God and thunder, her own grandmother...
Worse and worse.
And it was, the worst news ever given a member of Cumann Na Mbann. The whole future of humanity at stake, if they were right, and she the only operative—former operative, she insisted forcefully—with the credentials to get inside, to trace the Orange mole, identify and stop him.
"Brenna," her grandmother had leaned close, holding her and rocking her slightly, "I know, child, why you left us and I respected that, you know I did. But we need you, child, and it isn't just Cumann Na Mbann or the Provos trying to stop it. The leadership of the Orangemen came to us, to the Provos, I mean, to say one of their own had gone off the deep end and disappeared, vowing to destroy Britain."
She stared at her grandmother, eyes wide.
"Aye, love, it's that serious. He doesn't want the elections to go forward, knows the Catholics have a majority this time around, and he's vowed to unleash genocide, not only against the Irish Catholics, but the British, as well, for betrayal. The Orangemen are frightened, love, and they can't find him."
"But you did?" Her voice came out whispery, little-girl frightened.
"We did. And, child, if there's truth in the rumors about the laboratory he's joined, he can destroy all of us, and I mean everybody on this bloody planet, billions of innocent lives."

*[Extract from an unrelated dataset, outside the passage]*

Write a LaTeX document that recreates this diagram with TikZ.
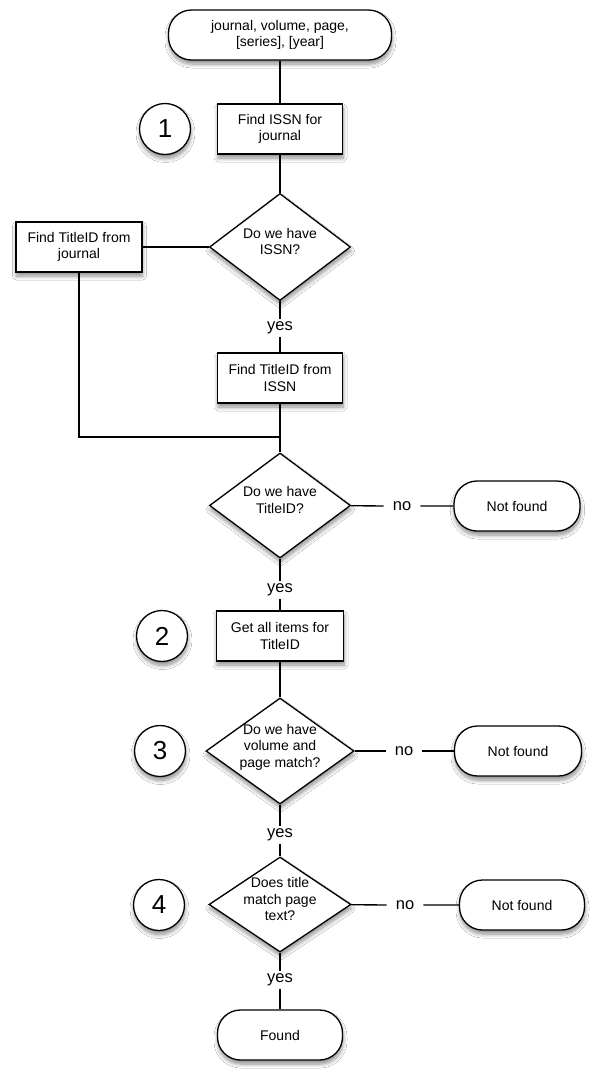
\documentclass[tikz,border=0pt]{standalone}
\usepackage{fontspec}
\setmainfont{Liberation Sans}
\usetikzlibrary{shapes.geometric,shadows,shadows.blur}
\newcommand\dtxt[1]{\smash{\makebox[0pt]{\begin{tabular}{@{}c@{}}#1\end{tabular}}}}
\begin{document}
\begin{tikzpicture}[x=1pt,y=-1pt,
 base/.style={draw=black, line width=1.3pt, fill=white, font=\fontsize{14}{16.5}\selectfont, align=center,
   blur shadow={shadow xshift=0.5pt,shadow yshift=-4pt,shadow blur radius=4pt,shadow blur steps=8,shadow opacity=45}},
 term/.style={base, rectangle, rounded corners=23pt, minimum height=50pt},
 proc/.style={base, rectangle, minimum width=125pt, minimum height=50pt},
 dec/.style={base, diamond, inner sep=0pt, minimum width=141pt, minimum height=106pt},
 num/.style={base, circle, minimum size=51pt, inner sep=0pt, font=\fontsize{26}{30}\selectfont},
 lab/.style={font=\fontsize{16.5}{19}\selectfont, inner xsep=9pt, inner ysep=3pt},
 conn/.style={line width=1.3pt}
]
\fill[white] (0,0) rectangle (600,1080);
\path[use as bounding box] (0,0) rectangle (600,1080);

\node[term, minimum width=223pt] (top) at (280,35) {journal, volume, page,\\ {[series]}, [year]};
\node[proc] (p1) at (280,129) {Find ISSN for\\ journal};
\node[num] (c1) at (165,129) {1};
\node[dec, minimum height=107pt] (d1) at (280,247) {\dtxt{Do we have\\ ISSN?}};
\node[proc, minimum width=126pt] (lj) at (79,247) {Find TitleID from\\ journal};
\node[lab] (y1) at (280,328) {yes};
\node[proc] (p2) at (280,378) {Find TitleID from\\ ISSN};
\coordinate (join) at (280,437);
\node[dec, minimum height=105pt] (d2) at (280,505.5) {\dtxt{Do we have\\ TitleID?}};
\node[lab] (n2) at (402,506) {no};
\node[term, minimum width=126pt] (nf1) at (517,506) {Not found};
\node[lab] (y2) at (280,590) {yes};
\node[proc, minimum width=127pt] (p3) at (280,636) {Get all items for\\ TitleID};
\node[num] (c2) at (162,636) {2};
\node[dec, minimum width=148pt] (d3) at (280,751) {\dtxt{Do we have\\ volume and\\ page match?}};
\node[num] (c3) at (160,751) {3};
\node[lab] (n3) at (404,751) {no};
\node[term, minimum width=127pt] (nf2) at (518,751) {Not found};
\node[lab] (y3) at (280,835) {yes};
\node[dec, minimum width=142pt, minimum height=95pt] (d4) at (280,904.5) {\dtxt{Does title\\ match page\\ text?}};
\node[num] (c4) at (159,905) {4};
\node[lab] (n4) at (405,905) {no};
\node[term, minimum width=125pt] (nf3) at (522,905) {Not found};
\node[lab] (y4) at (280,980) {yes};
\node[term, minimum width=125pt] (found) at (280,1035) {Found};

\draw[conn] (top) -- (p1);
\draw[conn] (p1) -- (d1);
\draw[conn] (d1.west) -- (lj.east);
\draw[conn] (d1) -- (y1) -- (p2);
\draw[conn] (p2) -- (d2);
\draw[conn] (lj) |- (join);
\draw[conn] (d2) -- (n2) -- (nf1);
\draw[conn] (d2) -- (y2) -- (p3);
\draw[conn] (p3) -- (d3);
\draw[conn] (d3) -- (n3) -- (nf2);
\draw[conn] (d3) -- (y3) -- (d4);
\draw[conn] (d4) -- (n4) -- (nf3);
\draw[conn] (d4) -- (y4) -- (found);
\end{tikzpicture}
\end{document}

She'd sat in her grandmother's arms for a long time, shaking, listening as her grandmother explained everything they'd learned, why they couldn't just hit the bastard with a standard IRA hit team. No publicity, not even the breath of publicity, nothing that would look even remotely like anything but pure accident—and before they could do even that much, they had to know. Was the threat real? Was the research viable? And if so, how far away was the team from success? And literally the only person in all of Ireland who could infiltrate that team as the Orangeman had done was Brenna McEgan.
"They'll pull strings, child, our own people and the Orangemen, both. They're afraid of him, Brenna, terrified of the man they've created and now must stop. They can't do it on their own. They've no one with the credentials to get close to him. And even if they did, he'd recognize them in a flash, drop them off a cliff somewhere. Together we'll get you inside that lab, Brenna. From there, it's you and no one else must discover the truth and stop him."

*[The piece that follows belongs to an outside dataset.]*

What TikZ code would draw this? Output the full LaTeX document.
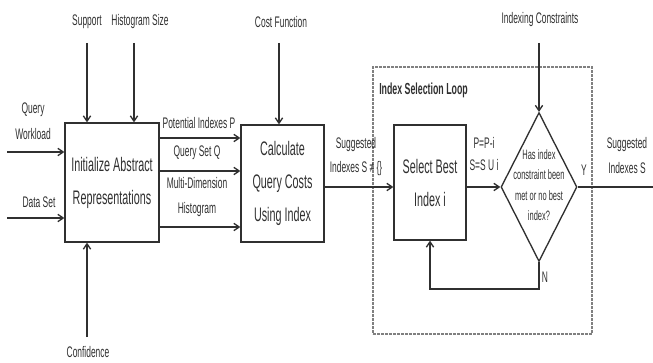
\documentclass[tikz,border=0pt]{standalone}
\usepackage{fontspec}
\setmainfont[FakeStretch=0.55]{Liberation Sans}
\usetikzlibrary{arrows.meta,shapes.geometric}
\definecolor{ink}{HTML}{303030}
\begin{document}
\begin{tikzpicture}[x=0.75pt,y=-0.75pt,
  box/.style={draw=ink, line width=1pt, inner sep=0pt, text=ink, align=center, font=\fontsize{14.7}{24.75}\selectfont},
  arr/.style={draw=ink, line width=1pt, -{Straight Barb[length=4pt,width=5.5pt]}},
  ln/.style={draw=ink, line width=1pt},
  lab/.style={inner sep=0pt, text=ink, align=center, font=\fontsize{11.5}{19.5}\selectfont},
]
\useasboundingbox (0,0) rectangle (653,363);
% loop frame
\node[draw=gray, dash pattern=on 2pt off 1pt, line width=0.8pt, minimum width=219*0.75pt, minimum height=267*0.75pt, inner sep=0pt] (loop) at (482.5,200.5) {};
\node[lab, anchor=west, font=\bfseries\fontsize{12}{14}\selectfont] (looplabel) at (379,90) {Index Selection Loop};
% main boxes
\node[box, minimum width=94*0.75pt, minimum height=119*0.75pt] (init) at (112,182.5) {Initialize Abstract\\Representations};
\node[box, minimum width=83*0.75pt, minimum height=117*0.75pt] (calc) at (282.5,183.5) {Calculate\\Query Costs\\Using Index};
\node[box, minimum width=72*0.75pt, minimum height=115*0.75pt] (sel) at (430,182.5) {Select Best\\Index i};
\node[draw=ink, line width=1pt, diamond, minimum width=76*0.75pt, minimum height=149*0.75pt, inner sep=0pt] (dec) at (539,187) {};
\node[lab, font=\fontsize{10.2}{15.4}\selectfont] (dectext) at (539,185) {Has index\\constraint been\\met or no best\\index?};
% labels
\node[lab] (qw) at (33,121) {Query\\Workload};
\node[lab] (ds) at (39,202) {Data Set};
\node[lab] (sup) at (87,22) {Support};
\node[lab] (hs) at (140,22) {Histogram Size};
\node[lab] (conf) at (88,352) {Confidence};
\node[lab] (cf) at (281,22) {Cost Function};
\node[lab] (ic) at (540,20) {Indexing Constraints};
\node[lab] (pip) at (199,123) {Potential Indexes P};
\node[lab] (qsq) at (197,153) {Query Set Q};
\node[lab, font=\fontsize{11.5}{18.75}\selectfont] (mdh) at (197,197.5) {Multi-Dimension\\Histogram};
\node[lab, font=\fontsize{11.5}{18}\selectfont] (sug1) at (356,157) {Suggested\\Indexes S ≠ \{\}};
\node[lab, font=\fontsize{11.5}{16.5}\selectfont] (psi) at (484,154) {P=P-i\\S=S U i};
\node[lab] (ylab) at (584,170) {Y};
\node[lab] (nlab) at (545,277) {N};
\node[lab, font=\fontsize{11.5}{18.75}\selectfont] (sug2) at (627,155.5) {Suggested\\Indexes S};
% free ends
\coordinate (qwa) at (7,152);
\coordinate (dsa) at (7,218);
\coordinate (supa) at (87,43);
\coordinate (hsa) at (134,43);
\coordinate (cfa) at (279,43);
\coordinate (confa) at (87,337);
\coordinate (ica) at (539,43);
\coordinate (outend) at (653,187);
\coordinate (lp) at (539,289);
\coordinate (l1) at (0,138);
\coordinate (l2) at (0,171);
\coordinate (l3) at (0,227);
\coordinate (l4) at (0,187);
% connectors
\draw[arr] (qwa) -- (init.west |- qwa);
\draw[arr] (dsa) -- (init.west |- dsa);
\draw[arr] (supa) -- (supa |- init.north);
\draw[arr] (hsa) -- (hsa |- init.north);
\draw[arr] (confa) -- (confa |- init.south);
\draw[arr] (cfa) -- (cfa |- calc.north);
\draw[arr] (init.east |- l1) -- (calc.west |- l1);
\draw[arr] (init.east |- l2) -- (calc.west |- l2);
\draw[arr] (init.east |- l3) -- (calc.west |- l3);
\draw[arr] (calc.east |- l4) -- (sel.west |- l4);
\draw[arr] (sel.east |- dec.west) -- (dec.west);
\draw[arr] (ica) -- (dec.north);
\draw[ln] (dec.east) -- (outend);
\draw[arr] (dec.south) -- (lp) -| (sel.south);
\end{tikzpicture}
\end{document}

It was, ironically, the first time in the Catholic-Protestant history of the island that the Orangemen had voluntarily worked with the IRA Provisionals. All it had taken was the realization that they'd unleashed a creature so deadly, he would risk destroying the entire world—including the Orangemen who'd turned him into a weapon—to take his vengeance against Catholics and the British who'd "betrayed" him.
Cedric Banning—not his real name, but the name of his carefully constructed cover persona—was ruthless, brilliant, and utterly mad. To refuse the mission was unthinkable. He had to be stopped. So she'd come to Scotland, with no idea how many strings had been plucked to get her there, and she'd identified Banning, and she'd assessed the threat level—utterly deadly—and now she had an SAS captain on the job, who knew none of this, whose every glance tonight had shouted plain as daylight that she topped his suspect list.
How could she not? She was Irish, wasn't she? Reason enough for any self-respecting Brit to hate and distrust her, given the circumstances. By the end of Mylonas' hideous little lecture, every colleague at the table had been shooting her furtive, unhappy little glances. The IRA, those looks said, the IRA's threatening us and ours, and you're by-God Irish. It would have done no good to stand up and say, "You're absolutely right, mates, I'm IRA to my bones, and I'm the only thing standing between you and a disaster so enormous, you can't even comprehend it."